If necessity is the mother of invention, then accident-prone inventors will always have a leg up on artificial intelligence. The Nurse’s Easy Lift and Positioner was born out of frustration. In 2007, inventor David Wolfe dislocated his shoulder after an experimental aircraft accident. He found it ludicrous that the only thing the hospital sent him home with, to keep his shoulder together, was a “five-dollar canvas sling.” He explained “No matter how I tried to alter the sling, nothing pushed my arm back into the socket as well as tilting my torso 45 degrees and jamming my elbow into the sofa arm so the humerus bone pushed all those ripped tendons up. This removed the excruciating pain from the arm’s weight pulling down on them. Tightening the sling only brought my wrist towards my chin and that gave me 10% of the relief I cried out for. I thought it was unbelievable that the hospital couldn't give me a device that sat on a bed or table that would hold my arm at the correct height and angle to provide pain relief and possibly better healing. I couldn't even find something to rent.”
But eventually, after three or four months the shoulder healed and David went on with his life. Six years later, David suffered another injury. This time it was a roller skating accident that bent his knee sideways. This time he decided to skip the hospital and nurse himself. For months, he sat on a couch while he tried to keep his toes pointing up. The only problem with that was legs at rest (especially when a cast is involved) tilt outwards, causing knee pain and likely impeding proper knee healing. David later learned that patients often have hip problems after months of casted legs healing while lying unnaturally rotated. To counter this, David used rolled, taped-up hand towels placed under his calf to keep his toes pointed up and his knee straight.

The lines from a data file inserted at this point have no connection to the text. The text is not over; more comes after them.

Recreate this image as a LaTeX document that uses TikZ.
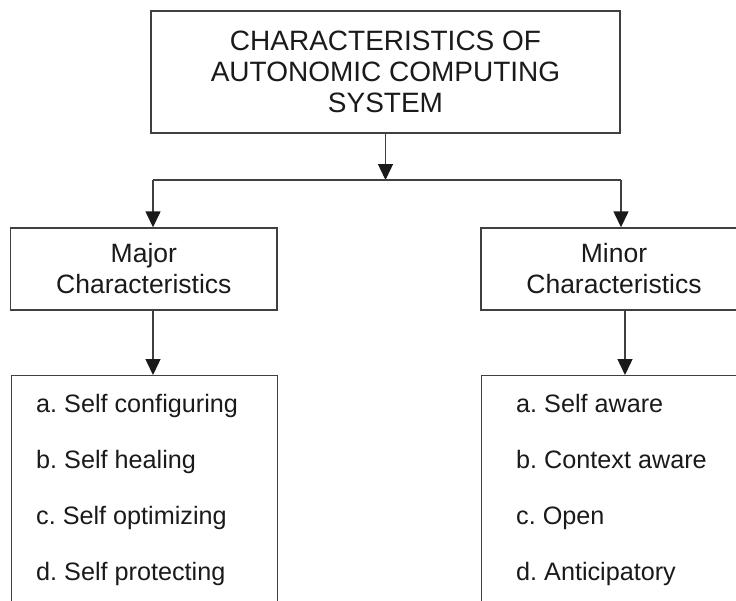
\documentclass[tikz,border=0pt]{standalone}
\usepackage{fontspec}
\setmainfont{Liberation Sans}
\usetikzlibrary{arrows.meta}
\definecolor{ink}{HTML}{1A1A1A}
\definecolor{rule}{HTML}{404040}
\frenchspacing
\begin{document}
\begin{tikzpicture}[x=1pt,y=-1pt,
  box/.style={draw=rule, line width=1.4pt, inner sep=0pt, text=ink, align=center},
  conn/.style={draw=rule, line width=1.4pt},
  arr/.style={conn, -{Triangle[length=16pt,width=15pt,fill=ink,color=ink]}},
  headfont/.style={font=\fontsize{28}{31}\selectfont},
  subfont/.style={font=\fontsize{26.5}{31}\selectfont},
  itemtext/.style={inner sep=0pt, text=ink, anchor=base west, font=\fontsize{25.2}{30}\selectfont}]
\useasboundingbox (0,0) rectangle (736,600);
\clip (0,0) rectangle (736,600);

% title box
\node[box, headfont, minimum width=469pt, minimum height=122pt] (top) at (385.5,72)
  {CHARACTERISTICS OF\\AUTONOMIC COMPUTING\\SYSTEM};

% second level
\node[box, subfont, minimum width=266.3pt, minimum height=82pt] (major) at (143.85,269)
  {Major\\Characteristics};
\node[box, subfont, minimum width=266pt, minimum height=82pt] (minor) at (614,269)
  {Minor\\Characteristics};

% list boxes
\node[box, minimum width=266.3pt, minimum height=260pt, anchor=north west] (majlist) at (10.7,375) {};
\node[box, minimum width=266pt, minimum height=260pt, anchor=north west] (minlist) at (481,375) {};

% list entries
\foreach \t [count=\i] in {a. Self configuring, b. Self healing, c. Self optimizing, d. Self protecting}
  \node[itemtext] (maj-\i) at (36, 412 + 56*\i - 56) {\t};
\foreach \t [count=\i] in {a. Self aware, b. Context aware, c. Open, d. Anticipatory}
  \node[itemtext] (min-\i) at (516, 412 + 56*\i - 56) {\t};

% connectors
\coordinate (split) at (385.5,180);
\coordinate (jl) at (153,180);
\coordinate (jr) at (621,180);
\coordinate (rdrop) at (625,0);
\draw[arr] (top.south) -- (split);
\draw[conn] (jl) -- (jr);
\draw[arr] (jl) -- (jl |- major.north);
\draw[arr] (jr) -- (jr |- minor.north);
\draw[arr] (jl |- major.south) -- (jl |- majlist.north);
\draw[arr] (rdrop |- minor.south) -- (rdrop |- minlist.north);
\end{tikzpicture}
\end{document}
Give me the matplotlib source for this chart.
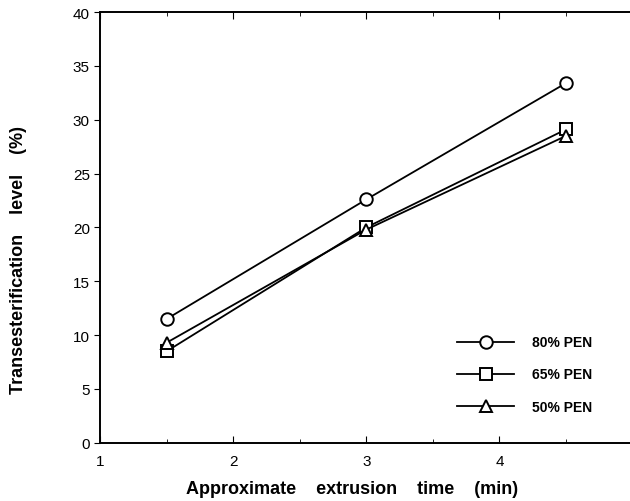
import numpy as np
import matplotlib
matplotlib.use("Agg")
import matplotlib.pyplot as plt
from matplotlib.ticker import MultipleLocator, FixedLocator

plt.rcParams['font.family'] = ['Liberation Sans', 'DejaVu Sans']

# data
time_min = [1.5, 3.0, 4.5]
pen80 = [11.5, 22.6, 33.4]
pen65 = [8.5, 20.0, 29.1]
pen50 = [9.3, 19.8, 28.5]

fig = plt.figure(figsize=(6.3, 5.02), dpi=100)
ax = fig.add_axes([0.159, 0.116, 0.845, 0.858])

mk = dict(color='black', lw=1.3, ms=9, mfc='white', mew=1.4)
ax.plot(time_min, pen80, marker='o', label='80% PEN', **mk)
ax.plot(time_min, pen65, marker='s', label='65% PEN', **mk)
ax.plot(time_min, pen50, marker='^', label='50% PEN', **mk)

ax.set_xlim(1, 5)
ax.set_ylim(0, 40)
ax.xaxis.set_major_locator(FixedLocator([1, 2, 3, 4]))
ax.xaxis.set_minor_locator(MultipleLocator(0.5))
ax.yaxis.set_major_locator(MultipleLocator(5))
ax.tick_params(axis='x', which='both', direction='in', top=True, labelsize=11, pad=8)
ax.tick_params(axis='x', which='major', length=5)
ax.tick_params(axis='x', which='minor', length=3)
ax.tick_params(axis='y', direction='out', right=True, length=4, labelsize=11)
for s in ax.spines.values():
    s.set_linewidth(1.4)

ax.set_xlabel('Approximate    extrusion    time    (min)', fontsize=13,
              fontweight='bold')
ax.xaxis.set_label_coords(0.474, -0.086)
ax.set_ylabel('Transesterification    level    (%)', fontsize=13,
              fontweight='bold')
ax.yaxis.set_label_coords(-0.137, 0.427)

leg = ax.legend(loc='lower right', bbox_to_anchor=(0.935, 0.055), frameon=False,
                handlelength=4.1, handletextpad=1.3, labelspacing=1.3,
                borderaxespad=0, prop={'weight': 'bold', 'size': 10})

fig.savefig('out.png', dpi=100)
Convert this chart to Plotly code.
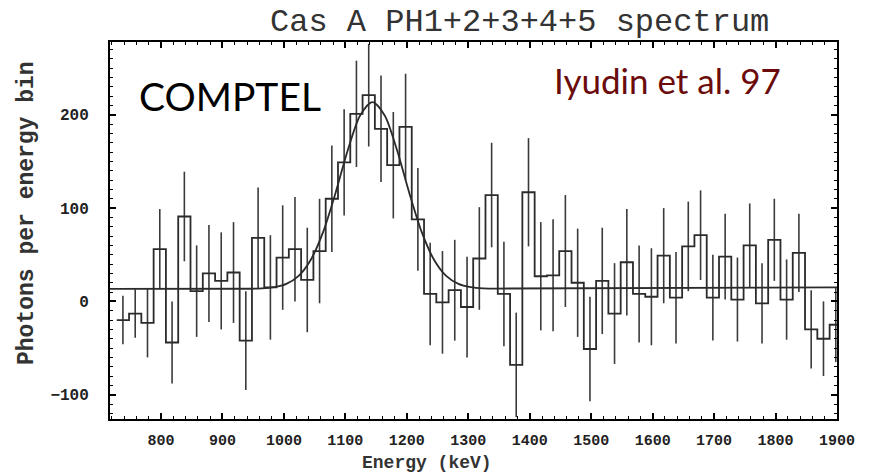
import plotly.graph_objects as go

# ---------------- data ----------------
BIN_WIDTH = 20  # keV
BIN_CENTERS = [738 + BIN_WIDTH * k for k in range(59)]  # keV

COUNTS = [-20, -13, -23, 56, -44, 91, 11, 30, 22, 31,
          -42, 68, 15, 47, 56, 23, 54, 110, 149, 201,
          221, 185, 146, 187, 88, 8, -1, 12, -6, 46,
          114, 8, -68, 117, 27, 28, 54, 20, -51, 22,
          -13, 42, 8, 5, 49, 4, 59, 71, 4, 48,
          2, 60, -2, 66, 2, 52, -30, -40, -25]

ERRORS = [26, 26, 37, 43, 44, 48, 49, 52, 52, 54,
          53, 54, 56, 56, 56, 56, 56, 57, 57, 57,
          55, 57, 57, 57, 55, 55, 55, 54, 54, 55,
          56, 56, 56, 58, 58, 60, 60, 58, 56, 57,
          54, 57, 52, 52, 51, 49, 48, 48, 46, 46,
          45, 45, 43, 44, 43, 42, 42, 40, 40]

# fitted line (constant + 1157 keV line)
FIT_E = [717, 944, 964, 984, 1004, 1024, 1044, 1064, 1084, 1104, 1124, 1144,
         1164, 1184, 1204, 1224, 1244, 1264, 1284, 1304, 1324, 1344, 1900]
FIT_Y = [13.5, 13.6, 14, 15.3, 18.8, 27.4, 45, 74.8, 116.3, 162.3, 199.3, 213.5,
         199.3, 162.3, 116.3, 74.8, 45, 27.4, 18.8, 15.3, 14, 13.8, 15]

X_TICKS = [800, 900, 1000, 1100, 1200, 1300, 1400, 1500, 1600, 1700, 1800, 1900]
Y_TICKS = [-100, 0, 100, 200]
X_RANGE = [717, 1900]
Y_RANGE = [-126, 278]

TITLE = "Cas A PH1+2+3+4+5 spectrum"
X_TITLE = "Energy (keV)"
Y_TITLE = "Photons per energy bin"
LABEL_LEFT = "COMPTEL"
LABEL_RIGHT = "Iyudin et al. 97"

# ---------------- figure ----------------
W, H = 872, 475
ML, MR, MT, MB = 110, 35, 42, 56
PW, PH = W - ML - MR, H - MT - MB


def px(x):
    return (x - ML) / PW


def py(y):
    return (H - MB - y) / PH


# step outline from bin edges
edges = [c - BIN_WIDTH / 2 for c in BIN_CENTERS] + [BIN_CENTERS[-1] + BIN_WIDTH / 2]
step_y = COUNTS + [COUNTS[-1]]

LINE = "#2b2b2b"
MONO = "Liberation Mono"

fig = go.Figure()
fig.add_trace(go.Scatter(
    x=BIN_CENTERS, y=COUNTS, mode="markers",
    marker=dict(size=1, color="rgba(0,0,0,0)"),
    error_y=dict(type="data", array=ERRORS, symmetric=True,
                 thickness=1.6, width=0, color="#3a3a3a"),
    showlegend=False, hoverinfo="skip"))
fig.add_trace(go.Scatter(
    x=edges, y=step_y, mode="lines", line=dict(shape="hv", color=LINE, width=1.8),
    showlegend=False))
fig.add_trace(go.Scatter(
    x=FIT_E, y=FIT_Y, mode="lines",
    line=dict(shape="spline", smoothing=0.8, color=LINE, width=1.8),
    showlegend=False))

axis_common = dict(
    showline=True, linecolor="black", linewidth=2, mirror="allticks",
    ticks="inside", ticklen=6, tickwidth=1.5, tickcolor="black",
    showgrid=False, zeroline=False,
)

fig.update_xaxes(range=X_RANGE, tickmode="array", tickvals=X_TICKS,
                 minor=dict(ticks="inside", dtick=20, ticklen=3, tickwidth=1.2,
                            tickcolor="black", showgrid=False),
                 tickfont=dict(family=MONO, size=15, color="#222", weight="bold"),
                 ticklabelstandoff=6, **axis_common)
fig.update_yaxes(range=Y_RANGE, tickmode="array", tickvals=Y_TICKS,
                 minor=dict(ticks="inside", dtick=10, ticklen=3, tickwidth=1.2,
                            tickcolor="black", showgrid=False),
                 tickfont=dict(family=MONO, size=16, color="#222", weight="bold"),
                 ticklabelstandoff=16, **axis_common)

annotations = [
    dict(text=TITLE, x=px(519), y=py(2), xref="paper", yref="paper",
         showarrow=False, xanchor="center", yanchor="top",
         font=dict(family=MONO, size=32, color="#333")),
    dict(text=X_TITLE, x=px(427), y=py(475), xref="paper", yref="paper",
         showarrow=False, xanchor="center", yanchor="bottom",
         font=dict(family=MONO, size=18, color="#333", weight="bold")),
    dict(text=Y_TITLE, x=px(27), y=py(213), xref="paper", yref="paper",
         showarrow=False, xanchor="center", yanchor="middle", textangle=-90,
         font=dict(family=MONO, size=23, color="#333", weight="bold")),
    dict(text=LABEL_LEFT, x=px(230), y=py(96), xref="paper", yref="paper",
         showarrow=False, xanchor="center", yanchor="middle",
         font=dict(family="Lato", size=39, color="black")),
    dict(text=LABEL_RIGHT, x=px(667), y=py(80), xref="paper", yref="paper",
         showarrow=False, xanchor="center", yanchor="middle",
         font=dict(family="Lato", size=35, color="#6b0b0b")),
]

fig.update_layout(
    width=W, height=H,
    margin=dict(l=ML, r=MR, t=MT, b=MB, pad=0),
    paper_bgcolor="white", plot_bgcolor="white",
    annotations=annotations,
    showlegend=False,
)

fig.write_html("out.html")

This time the frustration of rolled towels falling off the couch every 5 minutes motivated him to create a solution. First, he thought of a contoured cushion to cradle the leg, but without a steady base, it would fall out of place. Then the idea of an adjustable lift with a large base below and a body contoured cushion above came into focus. Then the idea of any number of cushions that clicked in and out of the lift making the lift a standard platform that could assist in moving or holding dozens of body parts. He grew to understand that “the funny thing about the evolution of an idea is you never know where the invention will take you, because, by the time I racked my brain to think of as many uses as I could, it turned out that half of the lift and cushion tasks actually do more for nurses than patients.” Wolfe was astonished to find out nurses have the highest injury rates of any profession. So when the idea of powering this lift came to bear “I decided to keep the batteries, wires, and motor off the lift entirely and place that weight in the nurse’s other hand by way of a small rechargeable socked-ended drill that attaches to a center bolt on the lift.”
Wolfe concluded that the invention needed to avoid physically taxing caregivers. “My goal was to have the lift weigh as little as a half gallon of milk. My carbon fiber fabricator guy got really close with the prototype coming in at 3.5 pounds, but he tells me a mass-manufactured unit would be under 3 pounds.”
The final prototype has 11 cushions that perform 31 tasks, including the two that formed the initial inspiration: a forearm holder for arm and shoulder injuries and a cushion that holds both legs up in the air for enhanced circulation or just one leg flat for steady healing. The nurseslift.com website details the assembly and lift capabilities. The lift kit also includes a cushion mount that attaches to the lift arm and acts like an endoskeleton for each cushion as well as a way to firmly attach the soft cushion to the lift.
“I think over time doctors, nurses, chiropractors, ALF caregivers, therapists, and the like will tell us what additional tasks they wish the lift could do, and whichever company holds the patent rights will be able to make new cushions. I get a kick out of thinking the best lift application is yet to come.“
The invention has received its Notice of Allowance and will have a patent number any day now.